Oh, the irony.
Ron Paul, champion of the libertarian movement, has gone to war with his loyal fanbase. They own RonPaul.com. Ron Paul wants it for himself. They made him an offer to sell it back… but it was too much for Ron Paul, so he’s suing them.
In the United Nations.
When Paul was interviewed by right-wing radio host Alex Jones in January, he expressed a desire to own RonPaul.com for his own purposes – fair enough. The site was registered by libertarians who support the Texas Republican 13 years ago to an unknown user, and anyone might be wary of their namesake website being in the hands of a crowd of anonymous users.
Here’s where it gets weird, and nasty: the owners of the site – who claim to have invested nearly 5 years in building the online community and raised countless dollars for Paul’s campaigns – made an offer to give the former congressman the RonPaul.org website for free, and the RonPaul.com domain (along with its 170k-strong mailing list) for… $250k.

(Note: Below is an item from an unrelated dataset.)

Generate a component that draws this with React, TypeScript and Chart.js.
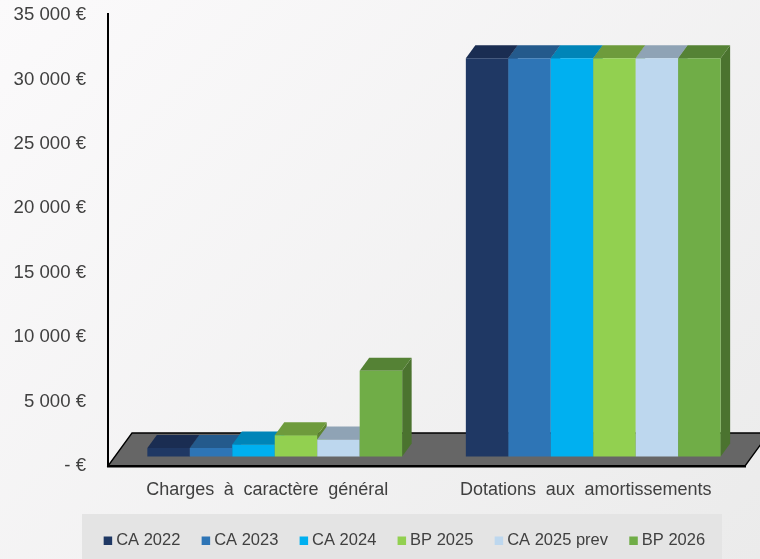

The owners of the site think that is a pretty good deal:
The value we put on the deal was $250k; we are getting our mailing list appraised right now but we are confident it is easily worth more than $250k all by itself. Claims that we tried to sell Ron Paul “his name” for $250k or even $800k are completely untrue, and there is little doubt that our mailing list would have enabled Ron Paul to raise several million dollars for the liberty movement this year. It would have been a win/win/win situation for everyone involved.
Paul didn’t respond to their offer. Instead, he took their letter straight to the highest authority on internet domain regulation: the United Nations’ World Intellectual Property Organization to file a long complaint in which Paul’s legal team accused the owners of the domains of acting in "bad faith" and assessing the total value of all their offers at a mere $50,000.
As you can imagine, his fans are absolutely dismayed:
Back in 2007 we put our lives on hold for you, Ron, and we invested close to 10,000 hours of tears, sweat and hard work into this site at great personal sacrifice … Now that your campaigns are over and you no longer need us, you want to take it all away – and send us off to a UN tribunal?
That’s not cool! We want our old pre-retirement Ron Paul back!
While the respondents have 21 days to lawyer up, the damage done to the relationship between Paul and his fans might be too much to be undone – especially if Paul pursues the suit.